I started up a open source software in c# a month or two ago. We are on v1.0.7. On the team is me, one other person who knows c#, kalle, ross (if he learns c# lol) and a newbie at programming.
We didn't bother writing up standards, or do this or discuss that. I made the first commit, I made the second commit, my friend made the third commit.. and it just kept on going. Now we have a good solid codebase with over 5000 lines of code.
The one important thing is to document. Document why you are using and instead of || or explain what the terniary operator does.. that way, it'll help people skip that part of the code yet understand it the same time.
We had no problems with who's doing what, and why style to do and how we are gonna do our brackets.
So what talkphp should do is just get something started. Even if its just a simple registration script, or even a SQL schema.. just get it started and commit. And then let it grow. Don't worry about "head managers" and "project leaders".. That will come naturally.
You can ask kalle yourself as he submitted a patch for it (very minor but still). I am sure he didnt have trouble looking through the code because the fact is that its well documented.
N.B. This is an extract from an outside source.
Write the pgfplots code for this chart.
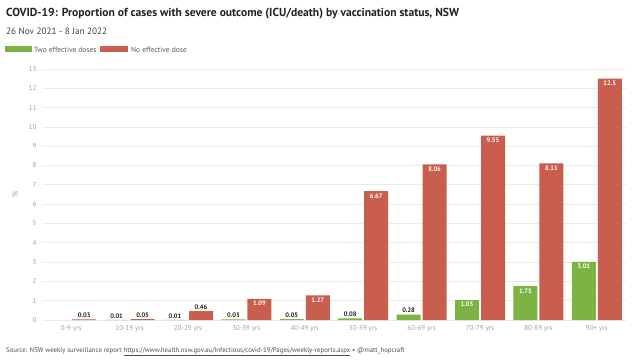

If I had the same number of developers as you guys, ofcourse there would be a strict guidelines as to how to code, but all this talk about "project leaders" and stuff is kinda stupid imo. Infact thats what "growth" is. You start out small, just a bunch of you doing some random stuff, you grow to a size where it's absolutely mandatory to have someone managing it. Then if grows to a size where you now have groups developing different parts of the programs.
And all this talk about dedicated servers, the vbprojects or w/e, windows vs linux .. but you guys dont even have a project in mind (mind you, I read the other thread and it seems as you guys are doing a gallery).
I use google SVN. I think it would be PERFECT for you guys. Its a small system with many features and you can comment on each other's codes, apply patches and assign bugs.. what more do you need? are you guys developing the next linux distro? You can use talkphp's storage and bandwith to try things out.